The rupee closed marginally higher than its previous close, but the trend continued to be weak due to concerns such as a decline in industrial production and an increasing current account deficit. The fall in the equity market added to the negative sentiments, said dealers.
The rupee was expected to open weaker on Friday, as it had closed at 50.17, a 30- month low on the last trading session on Wednesday, said dealers. The domestic currency opened weaker at 50.35 and touched 50.42. But it gained to 49.96 on dollar inflows, within the first half hour of trade.
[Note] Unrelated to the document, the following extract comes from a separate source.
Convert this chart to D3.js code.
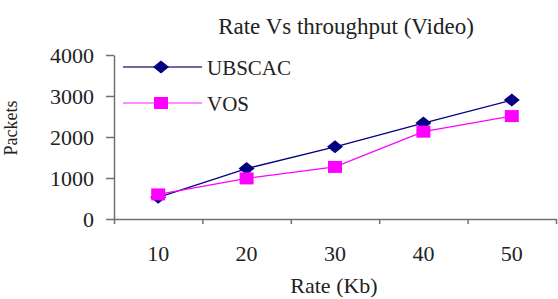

However, choppy dollar supply saw the rupee end at 50.11, marginally higher than Wednesday's close.
RBI doesn't intervene
The RBI did not intervene in the market as supplies from exporters and drawals from corporates which have contracted external commercial borrowings are matching the demand, said dealers. “In any case the RBI is only concerned with containing the volatility of the rupee and will not try to reverse the trend,” said a forex dealer with a private sector bank.
India's industrial production data for September showed a growth of 1.9 per cent from last year, a two-year low.
According to bankers it is risk aversion which is driving investors towards safe haven currencies such as the US dollar. And that is why the rupee trend appears to be weak.
Europe concerns
In the overseas market the euro recovered from a month's low against the dollar seen last week. But Europe still remains a concern due to the problems in Greece and Italy, said the treasury head of a public sector bank.
“If demand for Indian exports from Europe decreases, that would further add to exporters' problems. But our country's export to Europe is only 18-19 per cent. The rupee is likely to remain weak for at least a couple of more weeks and trade between 49.50 and 50.50,” he said.